Linkin Park performed this on the 2001 MTV Video Music awards with turntable group The X-ecutioners.
A version featuring Staind lead singer Aaron Lewis appears on the album Family Values Tour 2001.
On their 2002 album Reanimation, this was remixed by The Humble Brothers with vocals by Korn lead singer Jonathan Davis. The title was changed to "1Stp Klosr."
After 15-year-old Charles Andrew Williams killed two people and wounded 13 in a shooting spree at his school in Santee, California, the NBC show Dateline interviewed one of his friends, who claimed that Linkin Park's music inspired Williams to kill. This song was cited as one that encouraged Williams, with the lyrics, "Everything you say takes me one step closer to the edge and I'm about to break."
The vocals to "One Step Closer" were recorded in Mike Shinoda's flat one night while an angry neighbor hammered on the wall. He couldn't hear the actual music, just Chester Bennington screaming into the microphone.
Mike Shinoda in Kerrang! magazine January 26, 2008: "This was written in my apartment. The music came together quickly but the lyrics took a few tries. I wrote 'Shut Up' as a rough example for Chester to scream and we kept that lyric. I remember thinking that was a great calling-card song. It said, 'Hello, we are going to crush you.'"

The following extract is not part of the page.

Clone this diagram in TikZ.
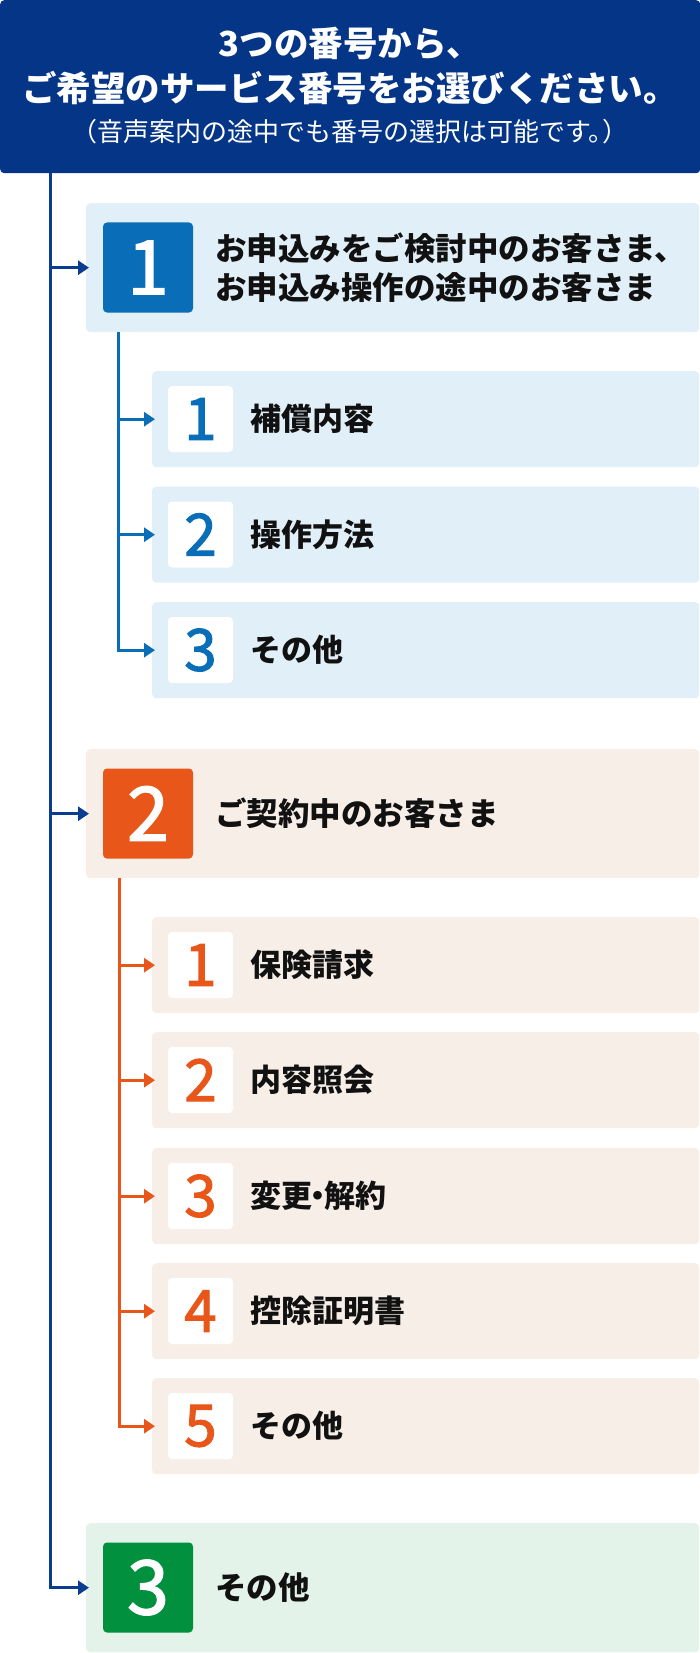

Chester Bennington recalled to Kerrang! January 29, 2011 how the band were forced to fight for this song during the recording sessions for Hybrid Theory: "When we were recording it, (producer) Don Gilmore was really drilling me and Mike (Shinoda) about lyrics, and it had gotten to the point where we had rewritten some songs 30 times! I remember walking into the control room, handing Don the lyrics and he grabbed them, passed them in front of his face without even looking, handed them back to me, and told me to do it again. I lost my f---ing mind, thinking, 'This guy's a f---ing maniac!' But that kind of inspired the lyrics - 'I cannot take this anymore/I'm saying everything I've said before/ All these words make no sense,' and the chorus, 'Everything you say to me takes me one step closer to the edge.' - it all came from that frustration. So I guess in the end he inspired me the way he wanted to."
The concept for the music video was thought up by the band's Joe Hahn. Originally it was going to be a live performance of the song with fans getting carried away. Instead, Linkin Park ended up filming the visual 63 feet underground in an abandoned subway tunnel in Los Angeles. The clip costars a locally famous artist, Tony Acosta, who goes by the moniker "TonyMech."
Delson was so used to the live version of the song that he forgot what the studio version sounded like and was pleasantly surprised when he revisited it. "I think about this song as being so heavy because it has so much power live," he told Kerrang in 2020. "And what I love about the actual song, the recording on Hybrid Theory, is it's not just heavy. It's electronic, it's super melodic sounding, there's an alternative quality to the vocal performance. It's just a beautiful song, and that riff is certainly, it's probably the riff that I love the most that I've kind of just channeled. And while it's the intro of the song, it really serves as the backbone of that song, that very syncopated riff."
Delson says even well-known professional guitarists have trouble replicated the riff, not because it's technically hard to play but because "it's all feel."